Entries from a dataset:
◇ ◇ ◇ ◇
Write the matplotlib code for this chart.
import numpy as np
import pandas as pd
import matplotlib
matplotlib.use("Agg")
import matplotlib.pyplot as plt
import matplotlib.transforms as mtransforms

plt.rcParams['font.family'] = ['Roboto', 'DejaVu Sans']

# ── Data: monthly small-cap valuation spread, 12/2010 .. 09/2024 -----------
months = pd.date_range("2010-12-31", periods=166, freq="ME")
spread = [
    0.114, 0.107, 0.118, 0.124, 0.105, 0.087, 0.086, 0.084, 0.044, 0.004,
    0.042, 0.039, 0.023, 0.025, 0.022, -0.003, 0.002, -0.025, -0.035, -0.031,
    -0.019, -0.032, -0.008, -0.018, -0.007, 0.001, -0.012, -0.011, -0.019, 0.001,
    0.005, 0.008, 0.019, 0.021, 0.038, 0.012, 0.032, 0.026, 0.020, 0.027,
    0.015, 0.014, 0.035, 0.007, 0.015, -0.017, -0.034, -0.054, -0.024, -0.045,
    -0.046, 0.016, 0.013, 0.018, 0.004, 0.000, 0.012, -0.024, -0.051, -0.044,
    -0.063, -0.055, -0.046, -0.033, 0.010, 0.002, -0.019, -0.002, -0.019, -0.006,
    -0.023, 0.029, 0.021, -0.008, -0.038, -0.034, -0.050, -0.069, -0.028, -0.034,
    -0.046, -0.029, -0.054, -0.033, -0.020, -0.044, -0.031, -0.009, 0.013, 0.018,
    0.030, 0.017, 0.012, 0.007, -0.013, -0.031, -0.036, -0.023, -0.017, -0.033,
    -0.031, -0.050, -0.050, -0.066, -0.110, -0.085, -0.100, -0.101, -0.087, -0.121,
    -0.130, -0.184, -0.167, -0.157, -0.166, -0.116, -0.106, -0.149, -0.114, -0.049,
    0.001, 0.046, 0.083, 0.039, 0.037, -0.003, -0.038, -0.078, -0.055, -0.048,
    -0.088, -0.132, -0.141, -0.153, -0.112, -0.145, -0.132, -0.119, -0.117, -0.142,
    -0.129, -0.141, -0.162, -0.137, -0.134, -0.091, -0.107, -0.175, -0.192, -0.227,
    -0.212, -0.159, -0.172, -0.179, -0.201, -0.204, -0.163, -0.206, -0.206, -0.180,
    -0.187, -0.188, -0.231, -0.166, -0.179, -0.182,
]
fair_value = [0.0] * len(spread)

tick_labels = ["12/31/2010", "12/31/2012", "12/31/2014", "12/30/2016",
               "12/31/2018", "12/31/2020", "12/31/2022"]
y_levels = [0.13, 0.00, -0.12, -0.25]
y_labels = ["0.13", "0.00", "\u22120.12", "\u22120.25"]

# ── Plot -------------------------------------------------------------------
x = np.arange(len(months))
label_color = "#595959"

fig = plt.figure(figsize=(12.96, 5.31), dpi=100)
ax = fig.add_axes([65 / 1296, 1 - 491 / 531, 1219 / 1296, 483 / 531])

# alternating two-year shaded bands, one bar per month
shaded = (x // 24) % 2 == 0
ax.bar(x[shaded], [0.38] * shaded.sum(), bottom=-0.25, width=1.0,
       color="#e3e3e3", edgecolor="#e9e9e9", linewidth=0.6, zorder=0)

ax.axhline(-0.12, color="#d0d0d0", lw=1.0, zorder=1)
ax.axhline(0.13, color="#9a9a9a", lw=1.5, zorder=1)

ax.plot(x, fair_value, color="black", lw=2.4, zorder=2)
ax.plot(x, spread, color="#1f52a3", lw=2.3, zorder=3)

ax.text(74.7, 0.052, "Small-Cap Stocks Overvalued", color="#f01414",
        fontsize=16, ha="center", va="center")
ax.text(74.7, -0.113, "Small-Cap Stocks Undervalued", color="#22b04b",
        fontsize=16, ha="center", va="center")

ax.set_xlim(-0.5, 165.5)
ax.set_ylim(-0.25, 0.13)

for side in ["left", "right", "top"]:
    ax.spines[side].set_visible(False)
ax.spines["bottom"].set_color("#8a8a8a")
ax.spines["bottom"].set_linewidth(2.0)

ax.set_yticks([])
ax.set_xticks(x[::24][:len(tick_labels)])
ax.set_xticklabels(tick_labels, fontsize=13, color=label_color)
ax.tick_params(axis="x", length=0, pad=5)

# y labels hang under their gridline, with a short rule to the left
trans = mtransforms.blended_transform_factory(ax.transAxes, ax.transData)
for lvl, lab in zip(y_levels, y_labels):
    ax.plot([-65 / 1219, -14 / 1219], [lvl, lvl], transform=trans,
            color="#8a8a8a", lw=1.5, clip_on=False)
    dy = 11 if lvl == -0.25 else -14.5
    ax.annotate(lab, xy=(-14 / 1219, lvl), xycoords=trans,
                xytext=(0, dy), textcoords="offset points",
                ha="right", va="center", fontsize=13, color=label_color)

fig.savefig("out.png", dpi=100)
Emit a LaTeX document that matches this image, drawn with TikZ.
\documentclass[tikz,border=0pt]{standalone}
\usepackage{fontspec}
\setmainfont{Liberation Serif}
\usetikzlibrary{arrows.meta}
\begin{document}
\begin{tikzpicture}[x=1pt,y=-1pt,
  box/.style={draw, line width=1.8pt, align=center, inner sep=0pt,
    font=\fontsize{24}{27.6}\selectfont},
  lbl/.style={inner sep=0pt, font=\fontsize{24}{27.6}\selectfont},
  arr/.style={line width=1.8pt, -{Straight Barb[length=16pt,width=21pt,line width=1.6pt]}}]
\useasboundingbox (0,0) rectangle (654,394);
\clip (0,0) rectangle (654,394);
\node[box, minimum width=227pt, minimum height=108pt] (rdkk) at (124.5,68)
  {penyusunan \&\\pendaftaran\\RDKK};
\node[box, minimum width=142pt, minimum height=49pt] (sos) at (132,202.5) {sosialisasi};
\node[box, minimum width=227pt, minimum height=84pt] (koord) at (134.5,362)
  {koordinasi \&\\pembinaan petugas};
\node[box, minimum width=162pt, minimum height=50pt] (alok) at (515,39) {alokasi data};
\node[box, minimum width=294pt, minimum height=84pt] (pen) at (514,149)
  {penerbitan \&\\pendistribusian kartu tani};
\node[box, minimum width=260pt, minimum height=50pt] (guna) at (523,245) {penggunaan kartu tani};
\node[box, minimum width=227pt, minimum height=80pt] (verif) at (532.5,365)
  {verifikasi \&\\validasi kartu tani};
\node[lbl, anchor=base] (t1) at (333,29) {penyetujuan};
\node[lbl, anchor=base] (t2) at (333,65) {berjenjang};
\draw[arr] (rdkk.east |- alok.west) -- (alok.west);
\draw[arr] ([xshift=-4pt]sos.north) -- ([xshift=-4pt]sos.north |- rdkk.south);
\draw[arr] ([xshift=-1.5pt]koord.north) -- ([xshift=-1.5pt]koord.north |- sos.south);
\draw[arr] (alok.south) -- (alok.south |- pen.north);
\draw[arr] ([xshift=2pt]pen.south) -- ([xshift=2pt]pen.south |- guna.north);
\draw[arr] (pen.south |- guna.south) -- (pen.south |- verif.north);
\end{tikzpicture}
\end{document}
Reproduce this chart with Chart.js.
◇ ◇ ◇ ◇
== WHAT YOU NEED TO DO ==
Output exactly the leading lines of the data, up to and including the line marked by "plt.rcParams['font.family'] = ['Roboto', 'DejaVu".

== ANSWER TO THIS EXERCISE ==
Write the matplotlib code for this chart.
import numpy as np
import pandas as pd
import matplotlib
matplotlib.use("Agg")
import matplotlib.pyplot as plt
import matplotlib.transforms as mtransforms

plt.rcParams['font.family'] = ['Roboto', 'DejaVu Sans']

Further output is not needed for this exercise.